Because these images are large it is important to use the FFT to
efficiently perform the convolutions required to compute the SSD
between the template and target image (recall that you derived the
necessary relationship between SSD and convolution in part 1 of this
assignment).
Build a simple face detector that reports the presence of a face when
the SSD is below a threshold. Play around with the value of this
threshold and show images that indicate its relationship to the
sensitivity of your detector. Extend this basic face detector in the
following two ways:
- Perform non-maximum suppression whereby you return only the
strongest match within local image regions (similar to what you did
for your edge and corner detectors).
- Compute the SSD image for the target image at different scales
(consult help imresize in MATLAB).
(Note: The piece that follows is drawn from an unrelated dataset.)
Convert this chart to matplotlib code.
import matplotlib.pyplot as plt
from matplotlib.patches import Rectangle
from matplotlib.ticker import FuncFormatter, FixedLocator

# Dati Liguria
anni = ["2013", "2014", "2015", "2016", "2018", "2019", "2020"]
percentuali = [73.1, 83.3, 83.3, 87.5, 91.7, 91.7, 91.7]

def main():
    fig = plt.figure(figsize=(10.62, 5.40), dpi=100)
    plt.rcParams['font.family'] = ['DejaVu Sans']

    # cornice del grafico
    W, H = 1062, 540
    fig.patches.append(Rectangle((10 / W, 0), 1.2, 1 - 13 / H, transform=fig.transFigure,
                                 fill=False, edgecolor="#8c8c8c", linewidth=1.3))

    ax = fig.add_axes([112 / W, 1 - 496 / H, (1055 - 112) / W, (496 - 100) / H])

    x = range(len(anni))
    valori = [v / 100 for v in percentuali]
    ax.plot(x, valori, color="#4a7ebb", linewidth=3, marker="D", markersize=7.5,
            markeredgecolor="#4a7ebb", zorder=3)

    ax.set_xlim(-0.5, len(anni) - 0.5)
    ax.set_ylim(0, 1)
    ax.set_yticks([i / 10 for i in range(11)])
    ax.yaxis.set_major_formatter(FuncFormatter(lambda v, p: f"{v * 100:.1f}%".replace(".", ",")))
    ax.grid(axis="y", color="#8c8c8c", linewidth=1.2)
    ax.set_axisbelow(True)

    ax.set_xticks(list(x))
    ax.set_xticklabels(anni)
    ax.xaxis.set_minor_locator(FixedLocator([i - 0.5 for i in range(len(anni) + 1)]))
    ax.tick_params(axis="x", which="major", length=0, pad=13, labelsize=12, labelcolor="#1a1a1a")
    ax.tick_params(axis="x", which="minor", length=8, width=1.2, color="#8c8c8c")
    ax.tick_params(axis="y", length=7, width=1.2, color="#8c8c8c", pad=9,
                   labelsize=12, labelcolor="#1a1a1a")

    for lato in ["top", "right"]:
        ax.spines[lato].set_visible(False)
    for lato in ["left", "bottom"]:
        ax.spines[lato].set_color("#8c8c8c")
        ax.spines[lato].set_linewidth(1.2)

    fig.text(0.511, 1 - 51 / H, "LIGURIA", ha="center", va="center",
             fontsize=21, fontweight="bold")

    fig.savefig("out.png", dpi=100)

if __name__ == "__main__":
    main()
Look for faces at 100%,
75%, 50% and 25% of the original size.
A good "sanity check" for your detector is to apply it to the images
used to form the template in the first place. Use the unaligned and
uncropped versions and see if you can find the face. Your write-up
should show the SSD images and detection results for several different
target images and answer the following questions:
- How well does your detector work? How would you evaluate its
performance in a principled way (i.e., how would you scientifically
compare multiple face detectors)?
- Is there significant difference in its accuracy when applied to
images of people not in our class and thus not included in the
construction of the template?
- What types of false positives does it return (i.e. what image
regions tend to resemble your face template)?
- How might you automate the alignment/cropping stage from before
for a huge collection of face images using this detector? How would
you create your template?
Finally, incorporate color information into your template and discuss
and evaluate how (if) this improves the performance of your detector.
4. Eigenfaces (10%)
First construct a matrix by unrolling each aligned and cropped face
image into a separate column (consult help reshape in
MATLAB). The final matrix should have #rows = #pixels in each image
and #cols = #subjects. Perform "whitening" by first subtracting the
average face from each image before it is placed into the matrix.
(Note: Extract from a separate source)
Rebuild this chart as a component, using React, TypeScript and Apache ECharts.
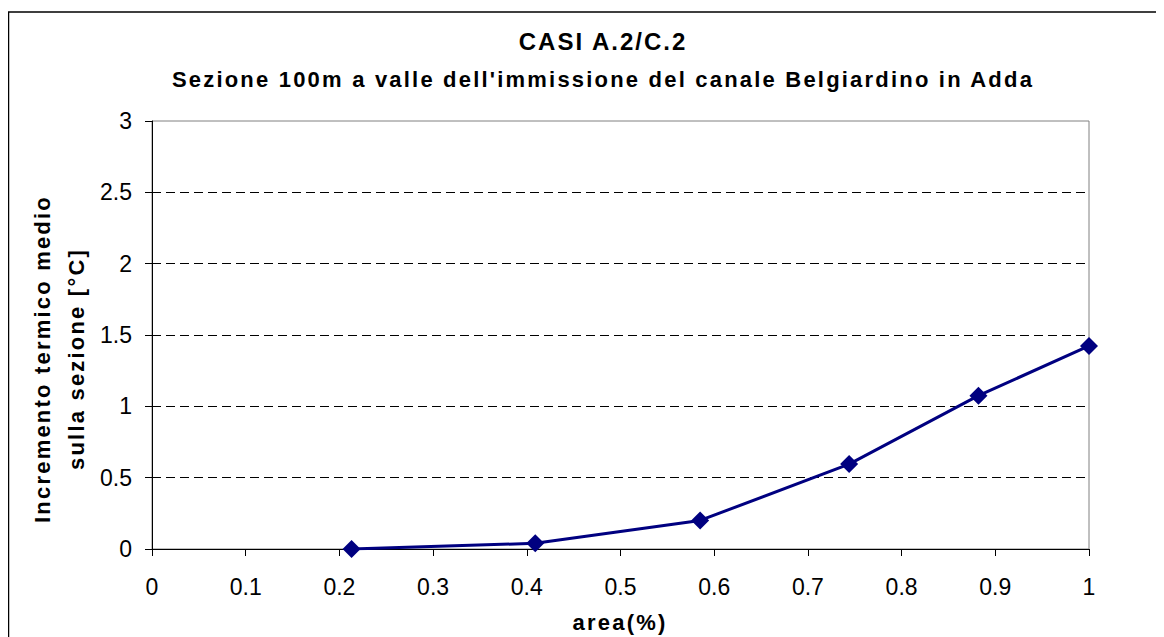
import React, { useEffect, useRef } from "react";
import * as echarts from "echarts";

const title = "CASI A.2/C.2";
const subtitle = "Sezione 100m a valle dell'immissione del canale Belgiardino in Adda";
const yName = "Incremento termico medio\nsulla sezione [°C]";
const xName = "area(%)";
const areaValues = [0.213, 0.409, 0.585, 0.744, 0.882, 1.0];
const incrementValues = [0, 0.04, 0.2, 0.595, 1.075, 1.423];

const FONT = "'Liberation Sans', Arial, sans-serif";

export default function App() {
  const ref = useRef<HTMLDivElement>(null);
  useEffect(() => {
    if (!ref.current) return;
    const chart = echarts.init(ref.current, undefined, { renderer: "svg" });
    const data = areaValues.map((x, i) => [x, incrementValues[i]]);
    chart.setOption({
      animation: false,
      backgroundColor: "#ffffff",
      textStyle: { fontFamily: FONT },
      grid: { left: 144, right: 75, top: 113, bottom: 88, show: true, borderColor: "#808080", borderWidth: 1 },
      xAxis: {
        type: "value",
        min: 0,
        max: 1,
        interval: 0.1,
        axisLine: { show: true, onZero: false, lineStyle: { color: "#000", width: 1 } },
        axisTick: { show: true, inside: false, length: 7, lineStyle: { color: "#000" } },
        splitLine: { show: false },
        axisLabel: { color: "#000", fontSize: 23, fontFamily: FONT, margin: 26, formatter: (v: number) => String(Math.round(v * 10) / 10) },
      },
      yAxis: {
        type: "value",
        min: 0,
        max: 3,
        interval: 0.5,
        axisLine: { show: true, lineStyle: { color: "#000", width: 1 } },
        axisTick: { show: true, inside: false, length: 7, lineStyle: { color: "#000" } },
        splitLine: { show: true, showMaxLine: false, showMinLine: false, lineStyle: { color: "#000", type: [9, 5], width: 1 } },
        axisLabel: { color: "#000", fontSize: 23, fontFamily: FONT, margin: 20 },
      },
      series: [
        {
          type: "line",
          data,
          symbol: "diamond",
          symbolSize: 18,
          lineStyle: { color: "#000080", width: 3 },
          itemStyle: { color: "#000080" },
          z: 5,
        },
      ],
      graphic: [
        {
          type: "rect",
          shape: { x: 0.5, y: 4, width: 1400, height: 1000 },
          style: { fill: "none", stroke: "#000", lineWidth: 1.5 },
          silent: true,
        },
        {
          type: "text",
          x: 595,
          y: 33,
          style: { text: title, font: `bold 24px ${FONT}`, fill: "#000", textAlign: "center", textVerticalAlign: "middle" },
        },
        {
          type: "text",
          x: 595,
          y: 71,
          style: { text: subtitle, font: `bold 22px ${FONT}`, fill: "#000", textAlign: "center", textVerticalAlign: "middle" },
        },
        {
          type: "text",
          x: 51,
          y: 351,
          rotation: Math.PI / 2,
          style: { text: yName, font: `bold 22px ${FONT}`, lineHeight: 34, fill: "#000", textAlign: "center", textVerticalAlign: "middle" },
        },
        {
          type: "text",
          x: 612,
          y: 614,
          style: { text: xName, font: `bold 22px ${FONT}`, fill: "#000", textAlign: "center", textVerticalAlign: "middle" },
        },
      ],
    });
    return () => chart.dispose();
  }, []);
  return (
    <>
      <style>{`text[style*="bold 22px"]{letter-spacing:2.2px;} text[style*="bold 24px"]{letter-spacing:2px;}`}</style>
      <div ref={ref} style={{ width: 1156, height: 629 }} />
    </>
  );
}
Apply SVD to this matrix of face images (consult help svd in
MATLAB, especially the svd(X,O) syntax).
Include in your write-up a plot of the singular values and show the
five most significant eigenfaces as images. Use a visualization of
your choice (simple mapping to grayscale is fine).
Project each face image onto the FIRST TWO PRINCIPAL COMPONENTS.
Hint: these are stored in V^T, but can also be computed as the dot
product of a face image organized into a vector and each principal
component. Now you have two coordinates associated with each face
image in your database. Create a scatter plot of these 2-D points
(consult help scatter in MATLAB).
Answer the following questions:
- The eigenfaces encode the principal sources of variation in your
dataset (e.g., absence/presence of facial hair, skin tone, glasses,
etc.). What do the eigenfaces you computed correspond to?
- Using the plot of singular values as a guide, choose a number of
principal components that you would use to form a compact and
accurate representation of your face database. Justify/explain your
decision. What is the total approximation error introduced by using
this number of components in place of the original images? What is
the total amount of space required to store this compressed
representation? What is the compression ratio (i.e., ratio of
compressed size to original size). Show your work for these
calculations.
Submitting
This assignment is due Tuesday, October 16, 2007 at 11:59 PM. Please
see the general notes on
submitting your assignments, as well as the
late policy and the
collaboration policy.
Please submit:
- Your write-up as an HTML file, with links to your code and
input/output images.
Note that programming in Matlab is not an excuse to write unreadable code.
You are expected to use good programming style, including meaningful variable
names, a comment or three describing what the code is doing, etc. Also, all
images you submit should have been saved with the "imwrite" function - do
not submit screen captures of the image window.